<<<<

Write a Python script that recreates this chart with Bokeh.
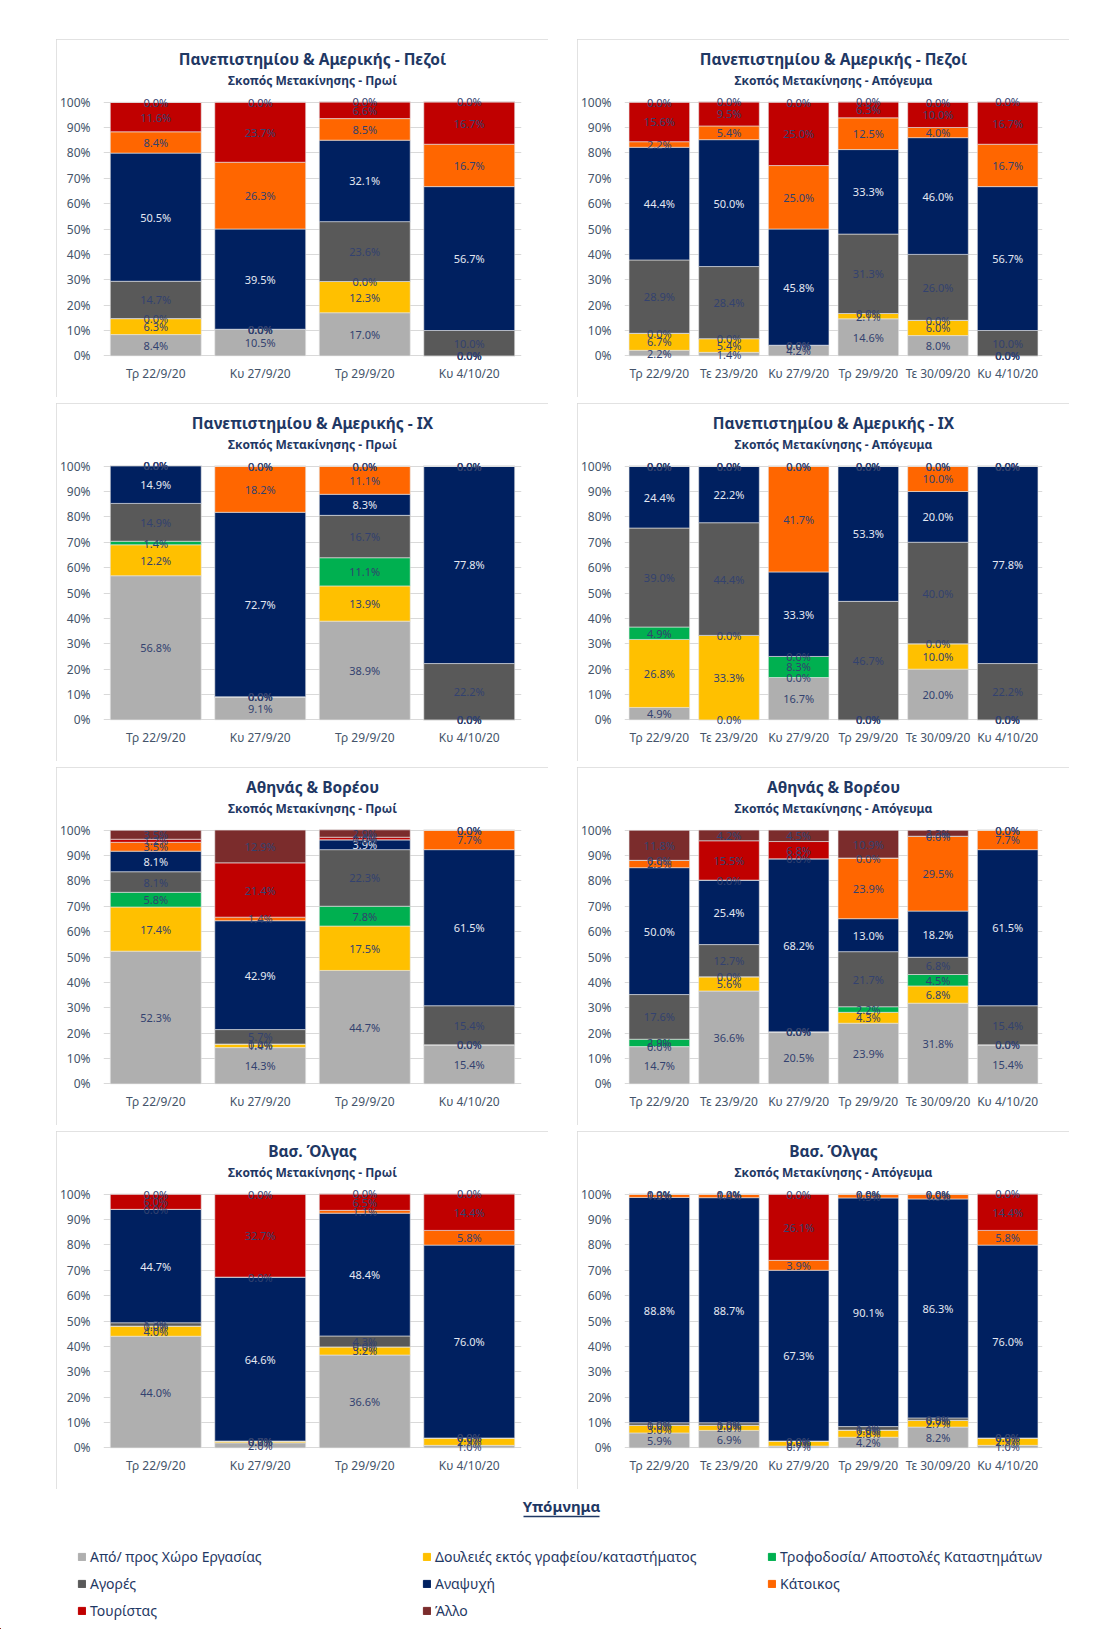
from bokeh.plotting import figure
from bokeh.models import (ColumnDataSource, FactorRange, Range1d, FixedTicker,
                          PrintfTickFormatter, Title, Legend, LegendItem, Spacer)
from bokeh.layouts import row, column
from bokeh.embed import file_html
from bokeh.resources import INLINE
from bokeh.core.properties import value

# ---------------- data ----------------
series = ["Από/ προς Χώρο Εργασίας", "Δουλειές εκτός γραφείου/καταστήματος",
          "Τροφοδοσία/ Αποστολές Καταστημάτων", "Αγορές", "Αναψυχή",
          "Κάτοικος", "Τουρίστας", "Άλλο"]
colors = ["#afafaf", "#ffc000", "#00b050", "#595959", "#002060",
          "#ff6600", "#c00000", "#7b2c2c"]

dates_morning = ["Τρ 22/9/20", "Κυ 27/9/20", "Τρ 29/9/20", "Κυ 4/10/20"]
dates_evening = ["Τρ 22/9/20", "Τε 23/9/20", "Κυ 27/9/20", "Τρ 29/9/20",
                 "Τε 30/09/20", "Κυ 4/10/20"]

# each panel: one list per series (bottom -> top), one value per date
pa_pezoi_proi = [
    [8.4, 10.5, 17.0, 0.0],
    [6.3, 0.0, 12.3, 0.0],
    [0.0, 0.0, 0.0, 0.0],
    [14.7, 0.0, 23.6, 10.0],
    [50.5, 39.5, 32.1, 56.7],
    [8.4, 26.3, 8.5, 16.7],
    [11.6, 23.7, 6.6, 16.7],
    [0.0, 0.0, 0.0, 0.0],
]
pa_pezoi_apogeuma = [
    [2.2, 1.4, 4.2, 14.6, 8.0, 0.0],
    [6.7, 5.4, 0.0, 2.1, 6.0, 0.0],
    [0.0, 0.0, 0.0, 0.0, 0.0, 0.0],
    [28.9, 28.4, 0.0, 31.3, 26.0, 10.0],
    [44.4, 50.0, 45.8, 33.3, 46.0, 56.7],
    [2.2, 5.4, 25.0, 12.5, 4.0, 16.7],
    [15.6, 9.5, 25.0, 6.3, 10.0, 16.7],
    [0.0, 0.0, 0.0, 0.0, 0.0, 0.0],
]
pa_ix_proi = [
    [56.8, 9.1, 38.9, 0.0],
    [12.2, 0.0, 13.9, 0.0],
    [1.4, 0.0, 11.1, 0.0],
    [14.9, 0.0, 16.7, 22.2],
    [14.9, 72.7, 8.3, 77.8],
    [0.0, 18.2, 11.1, 0.0],
    [0.0, 0.0, 0.0, 0.0],
    [0.0, 0.0, 0.0, 0.0],
]
pa_ix_apogeuma = [
    [4.9, 0.0, 16.7, 0.0, 20.0, 0.0],
    [26.8, 33.3, 0.0, 0.0, 10.0, 0.0],
    [4.9, 0.0, 8.3, 0.0, 0.0, 0.0],
    [39.0, 44.4, 0.0, 46.7, 40.0, 22.2],
    [24.4, 22.2, 33.3, 53.3, 20.0, 77.8],
    [0.0, 0.0, 41.7, 0.0, 10.0, 0.0],
    [0.0, 0.0, 0.0, 0.0, 0.0, 0.0],
    [0.0, 0.0, 0.0, 0.0, 0.0, 0.0],
]
ab_proi = [
    [52.3, 14.3, 44.7, 15.4],
    [17.4, 1.4, 17.5, 0.0],
    [5.8, 0.0, 7.8, 0.0],
    [8.1, 5.7, 22.3, 15.4],
    [8.1, 42.9, 3.9, 61.5],
    [3.5, 1.4, 0.0, 7.7],
    [1.2, 21.4, 1.0, 0.0],
    [3.5, 12.9, 2.9, 0.0],
]
ab_apogeuma = [
    [14.7, 36.6, 20.5, 23.9, 31.8, 15.4],
    [0.0, 5.6, 0.0, 4.3, 6.8, 0.0],
    [2.9, 0.0, 0.0, 2.2, 4.5, 0.0],
    [17.6, 12.7, 0.0, 21.7, 6.8, 15.4],
    [50.0, 25.4, 68.2, 13.0, 18.2, 61.5],
    [2.9, 0.0, 0.0, 23.9, 29.5, 7.7],
    [0.0, 15.5, 6.8, 0.0, 0.0, 0.0],
    [11.8, 4.2, 4.5, 10.9, 2.3, 0.0],
]
vo_proi = [
    [44.0, 2.0, 36.6, 1.0],
    [4.0, 0.7, 3.2, 2.9],
    [0.0, 0.0, 0.0, 0.0],
    [1.3, 0.0, 4.3, 0.0],
    [44.7, 64.6, 48.4, 76.0],
    [0.0, 0.0, 1.1, 5.8],
    [6.0, 32.7, 6.5, 14.4],
    [0.0, 0.0, 0.0, 0.0],
]
vo_apogeuma = [
    [5.9, 6.9, 0.7, 4.2, 8.2, 1.0],
    [3.0, 2.0, 2.0, 2.8, 2.7, 2.9],
    [0.0, 0.0, 0.0, 0.0, 0.0, 0.0],
    [1.0, 1.0, 0.0, 1.4, 0.9, 0.0],
    [88.8, 88.7, 67.3, 90.1, 86.3, 76.0],
    [1.3, 1.4, 3.9, 1.5, 1.9, 5.8],
    [0.0, 0.0, 26.1, 0.0, 0.0, 14.4],
    [0.0, 0.0, 0.0, 0.0, 0.0, 0.0],
]

title_pa_pezoi = "Πανεπιστημίου & Αμερικής - Πεζοί"
title_pa_ix = "Πανεπιστημίου & Αμερικής - ΙΧ"
title_ab = "Αθηνάς & Βορέου"
title_vo = "Βασ. Όλγας"
sub_proi = "Σκοπός Μετακίνησης - Πρωί"
sub_apogeuma = "Σκοπός Μετακίνησης - Απόγευμα"
y_ticks = [0, 10, 20, 30, 40, 50, 60, 70, 80, 90, 100]
legend_title = "Υπόμνημα"

# ---------------- style ----------------
NAVY = "#1f3864"
TICK = "#44546a"
LBL_DARK = "#33426f"
LBL_LIGHT = "#e4e8f2"
FONT = "Noto Sans"
PW, PH = 492, 358


def make_panel(title, subtitle, dates, values):
    keys = [f"s{i}" for i in range(len(series))]
    data = {"date": dates}
    for k, v in zip(keys, values):
        data[k] = v
    src = ColumnDataSource(data)

    p = figure(x_range=FactorRange(*dates), y_range=Range1d(-3, 103),
               width=PW, height=PH, output_backend="svg", toolbar_location=None,
               min_border_left=46, min_border_right=27, min_border_top=55,
               min_border_bottom=34, title=title)
    p.vbar_stack(keys, x="date", width=0.87, color=colors, source=src,
                 line_color="#e6e6e6", line_width=0.6)

    xs, ys, ts, cs = [], [], [], []
    for j, d in enumerate(dates):
        base = 0.0
        for i in range(len(series)):
            v = values[i][j]
            xs.append(d)
            ys.append(base + v / 2.0)
            ts.append(f"{v:.1f}%")
            cs.append(LBL_LIGHT if i == 4 else LBL_DARK)
            base += v
    p.text(x=xs, y=ys, text=ts, text_color=cs, text_align="center",
           text_baseline="middle", text_font=value(FONT), text_font_size="11px")

    p.title.text_font = FONT
    p.title.text_font_size = "15.5px"
    p.title.text_font_style = "bold"
    p.title.text_color = NAVY
    p.title.align = "center"
    p.title.standoff = -12
    p.add_layout(Title(text=subtitle, align="center", text_font=FONT,
                       text_font_size="12px", text_font_style="bold",
                       text_color=NAVY, standoff=12), "above")

    p.yaxis.ticker = FixedTicker(ticks=y_ticks)
    p.yaxis.formatter = PrintfTickFormatter(format="%d%%")
    for ax in (p.xaxis, p.yaxis):
        ax.axis_line_color = None
        ax.major_tick_line_color = None
        ax.minor_tick_line_color = None
        ax.major_tick_out = 0
        ax.major_tick_in = 0
        ax.minor_tick_out = 0
        ax.minor_tick_in = 0
        ax.axis_label_standoff = 0
        ax.major_label_text_font = FONT
        ax.major_label_text_font_size = "12px"
        ax.major_label_text_color = TICK
    p.yaxis.major_label_standoff = 13
    p.xaxis.major_label_standoff = 1
    p.xgrid.grid_line_color = None
    p.ygrid.grid_line_color = "#d9d9d9"
    p.outline_line_color = None
    p.styles = {"outline": "1px solid #d9d9d9", "outline-offset": "-1px"}
    return p


p1 = make_panel(title_pa_pezoi, sub_proi, dates_morning, pa_pezoi_proi)
p2 = make_panel(title_pa_pezoi, sub_apogeuma, dates_evening, pa_pezoi_apogeuma)
p3 = make_panel(title_pa_ix, sub_proi, dates_morning, pa_ix_proi)
p4 = make_panel(title_pa_ix, sub_apogeuma, dates_evening, pa_ix_apogeuma)
p5 = make_panel(title_ab, sub_proi, dates_morning, ab_proi)
p6 = make_panel(title_ab, sub_apogeuma, dates_evening, ab_apogeuma)
p7 = make_panel(title_vo, sub_proi, dates_morning, vo_proi)
p8 = make_panel(title_vo, sub_apogeuma, dates_evening, vo_apogeuma)

# ---------------- legend figure ----------------
LW, LH = 1100, 140
lp = figure(width=LW, height=LH, x_range=Range1d(0, LW), y_range=Range1d(0, LH),
            output_backend="svg", toolbar_location=None, x_axis_type=None,
            y_axis_type=None, min_border=0)
lp.grid.grid_line_color = None
lp.outline_line_color = None
lp.text(x=[561], y=[124], text=[legend_title], text_align="center",
        text_baseline="middle", text_font=value(FONT), text_font_size="15px",
        text_font_style="bold", text_color=NAVY)
lp.segment(x0=[523], y0=[113], x1=[599], y1=[113], line_color=NAVY, line_width=1.5)

items = []
for name, c in zip(series, colors):
    # off-screen dummy so the legend swatch is drawn
    r = lp.vbar(x=[-500], top=[1], bottom=[0], width=1, color=c)
    items.append(LegendItem(label=name, renderers=[r]))
legend = Legend(items=items, orientation="horizontal", ncols=3,
                glyph_width=9, glyph_height=9, label_standoff=4,
                label_width=325, label_height=20, spacing=7, padding=0,
                margin=0, border_line_color=None, background_fill_alpha=0,
                label_text_font=FONT, label_text_font_size="14px",
                label_text_color=NAVY, location=(77, 9))
lp.add_layout(legend)

layout = column(
    Spacer(height=39),
    row(Spacer(width=56), p1, Spacer(width=29), p2),
    Spacer(height=6),
    row(Spacer(width=56), p3, Spacer(width=29), p4),
    Spacer(height=6),
    row(Spacer(width=56), p5, Spacer(width=29), p6),
    Spacer(height=6),
    row(Spacer(width=56), p7, Spacer(width=29), p8),
    lp,
)

open("out.html", "w").write(file_html(layout, INLINE))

>>>>

# WHAT IS ASKED:
Transcribe the opening line of the listing above, please, and every line after it through the line with "from bokeh.core.properties import value", word for word, without pictures.

# RESULT FOR THIS TASK:
Write a Python script that recreates this chart with Bokeh.
from bokeh.plotting import figure
from bokeh.models import (ColumnDataSource, FactorRange, Range1d, FixedTicker,
                          PrintfTickFormatter, Title, Legend, LegendItem, Spacer)
from bokeh.layouts import row, column
from bokeh.embed import file_html
from bokeh.resources import INLINE
from bokeh.core.properties import value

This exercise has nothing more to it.